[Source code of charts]
((

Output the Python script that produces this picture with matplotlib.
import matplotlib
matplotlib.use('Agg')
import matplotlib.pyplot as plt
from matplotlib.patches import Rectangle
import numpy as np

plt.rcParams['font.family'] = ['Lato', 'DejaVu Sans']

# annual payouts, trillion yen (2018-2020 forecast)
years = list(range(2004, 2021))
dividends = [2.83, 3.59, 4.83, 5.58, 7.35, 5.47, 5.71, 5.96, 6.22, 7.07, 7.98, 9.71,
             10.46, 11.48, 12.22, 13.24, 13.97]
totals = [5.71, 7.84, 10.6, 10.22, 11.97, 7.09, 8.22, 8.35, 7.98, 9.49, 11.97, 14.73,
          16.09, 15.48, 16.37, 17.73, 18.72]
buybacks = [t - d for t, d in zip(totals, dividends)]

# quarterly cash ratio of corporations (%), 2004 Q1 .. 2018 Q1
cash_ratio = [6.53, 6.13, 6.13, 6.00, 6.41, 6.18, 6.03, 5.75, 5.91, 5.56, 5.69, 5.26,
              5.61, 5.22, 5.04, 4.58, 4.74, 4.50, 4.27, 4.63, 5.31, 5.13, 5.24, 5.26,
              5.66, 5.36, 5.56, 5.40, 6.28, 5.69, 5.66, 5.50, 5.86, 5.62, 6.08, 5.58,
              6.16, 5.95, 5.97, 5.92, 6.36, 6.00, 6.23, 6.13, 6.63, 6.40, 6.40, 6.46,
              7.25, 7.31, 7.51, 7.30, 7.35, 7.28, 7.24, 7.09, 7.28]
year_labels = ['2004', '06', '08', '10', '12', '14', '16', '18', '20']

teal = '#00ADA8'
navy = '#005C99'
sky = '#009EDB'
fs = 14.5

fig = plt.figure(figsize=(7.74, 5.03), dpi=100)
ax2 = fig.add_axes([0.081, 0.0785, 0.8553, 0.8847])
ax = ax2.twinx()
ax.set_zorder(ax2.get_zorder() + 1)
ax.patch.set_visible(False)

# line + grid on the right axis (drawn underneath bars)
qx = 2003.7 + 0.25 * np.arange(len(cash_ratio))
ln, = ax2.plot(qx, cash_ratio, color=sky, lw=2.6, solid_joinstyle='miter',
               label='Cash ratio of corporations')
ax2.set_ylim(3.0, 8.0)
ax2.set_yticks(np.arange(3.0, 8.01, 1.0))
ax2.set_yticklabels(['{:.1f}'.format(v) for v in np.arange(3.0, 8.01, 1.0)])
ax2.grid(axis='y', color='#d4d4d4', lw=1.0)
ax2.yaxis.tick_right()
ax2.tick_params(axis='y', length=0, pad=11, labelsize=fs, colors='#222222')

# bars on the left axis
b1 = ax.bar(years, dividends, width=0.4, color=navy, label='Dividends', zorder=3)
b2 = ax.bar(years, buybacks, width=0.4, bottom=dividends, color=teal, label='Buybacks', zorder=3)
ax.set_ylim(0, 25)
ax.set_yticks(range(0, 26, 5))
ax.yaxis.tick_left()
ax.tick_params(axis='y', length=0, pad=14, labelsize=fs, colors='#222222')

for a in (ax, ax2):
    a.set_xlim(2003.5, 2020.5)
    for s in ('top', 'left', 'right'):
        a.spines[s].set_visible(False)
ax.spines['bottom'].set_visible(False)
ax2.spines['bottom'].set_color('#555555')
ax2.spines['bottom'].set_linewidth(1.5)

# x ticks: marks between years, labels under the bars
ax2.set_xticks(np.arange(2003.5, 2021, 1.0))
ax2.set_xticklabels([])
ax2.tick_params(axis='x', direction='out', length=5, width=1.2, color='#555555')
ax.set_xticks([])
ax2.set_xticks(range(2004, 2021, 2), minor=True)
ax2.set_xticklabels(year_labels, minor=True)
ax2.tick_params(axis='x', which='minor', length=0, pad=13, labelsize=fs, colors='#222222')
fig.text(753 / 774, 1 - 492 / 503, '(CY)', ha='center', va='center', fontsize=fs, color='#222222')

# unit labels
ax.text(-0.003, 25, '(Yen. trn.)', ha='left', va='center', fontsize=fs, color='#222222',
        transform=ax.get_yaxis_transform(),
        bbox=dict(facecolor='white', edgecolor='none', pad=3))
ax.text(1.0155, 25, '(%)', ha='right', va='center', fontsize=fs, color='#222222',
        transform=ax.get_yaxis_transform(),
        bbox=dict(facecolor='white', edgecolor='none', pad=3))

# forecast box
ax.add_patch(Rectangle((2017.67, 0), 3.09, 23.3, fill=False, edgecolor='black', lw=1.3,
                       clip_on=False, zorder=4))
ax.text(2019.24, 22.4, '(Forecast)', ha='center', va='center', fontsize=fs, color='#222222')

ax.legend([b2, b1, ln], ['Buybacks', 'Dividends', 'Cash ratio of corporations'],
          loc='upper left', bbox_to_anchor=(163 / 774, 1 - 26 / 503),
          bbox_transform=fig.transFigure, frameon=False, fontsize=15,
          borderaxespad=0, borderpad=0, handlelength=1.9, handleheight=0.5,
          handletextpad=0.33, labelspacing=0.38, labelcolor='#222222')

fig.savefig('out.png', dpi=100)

))
((

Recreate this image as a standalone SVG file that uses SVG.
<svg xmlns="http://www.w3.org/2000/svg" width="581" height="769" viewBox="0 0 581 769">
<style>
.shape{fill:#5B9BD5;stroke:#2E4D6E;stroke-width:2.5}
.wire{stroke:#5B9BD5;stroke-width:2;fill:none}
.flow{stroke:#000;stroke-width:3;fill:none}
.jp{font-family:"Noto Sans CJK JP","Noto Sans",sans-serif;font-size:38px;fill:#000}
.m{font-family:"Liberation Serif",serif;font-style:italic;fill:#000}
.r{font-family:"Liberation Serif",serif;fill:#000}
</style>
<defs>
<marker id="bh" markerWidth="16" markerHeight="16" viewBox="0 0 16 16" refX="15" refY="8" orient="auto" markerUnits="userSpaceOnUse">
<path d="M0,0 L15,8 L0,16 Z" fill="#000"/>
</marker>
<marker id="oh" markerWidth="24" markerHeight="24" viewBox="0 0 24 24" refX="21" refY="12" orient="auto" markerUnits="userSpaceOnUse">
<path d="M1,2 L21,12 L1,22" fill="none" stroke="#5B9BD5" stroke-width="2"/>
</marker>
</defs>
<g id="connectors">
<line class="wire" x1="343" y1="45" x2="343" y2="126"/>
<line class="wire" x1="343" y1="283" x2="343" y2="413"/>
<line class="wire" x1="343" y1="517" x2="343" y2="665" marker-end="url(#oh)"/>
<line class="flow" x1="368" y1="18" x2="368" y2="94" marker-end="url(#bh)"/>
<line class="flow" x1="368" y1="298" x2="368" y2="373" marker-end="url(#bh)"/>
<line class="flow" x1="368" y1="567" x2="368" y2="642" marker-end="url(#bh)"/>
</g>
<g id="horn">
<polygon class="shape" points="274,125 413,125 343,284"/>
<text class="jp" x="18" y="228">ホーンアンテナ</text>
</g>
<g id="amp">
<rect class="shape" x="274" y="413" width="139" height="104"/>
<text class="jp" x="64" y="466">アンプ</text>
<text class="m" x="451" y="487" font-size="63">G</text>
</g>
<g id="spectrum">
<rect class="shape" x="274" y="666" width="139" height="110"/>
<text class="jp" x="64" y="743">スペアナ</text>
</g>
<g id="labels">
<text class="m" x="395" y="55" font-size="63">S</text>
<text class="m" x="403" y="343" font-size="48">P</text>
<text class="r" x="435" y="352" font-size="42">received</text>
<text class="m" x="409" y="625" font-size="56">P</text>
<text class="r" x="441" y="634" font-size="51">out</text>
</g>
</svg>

))

Give again only the lines from the one bearing "Output the Python" through the one bearing "plt.rcParams['font.family'] = ['Lato', 'DejaVu", exactly as they stand.

Output the Python script that produces this picture with matplotlib.
import matplotlib
matplotlib.use('Agg')
import matplotlib.pyplot as plt
from matplotlib.patches import Rectangle
import numpy as np

plt.rcParams['font.family'] = ['Lato', 'DejaVu Sans']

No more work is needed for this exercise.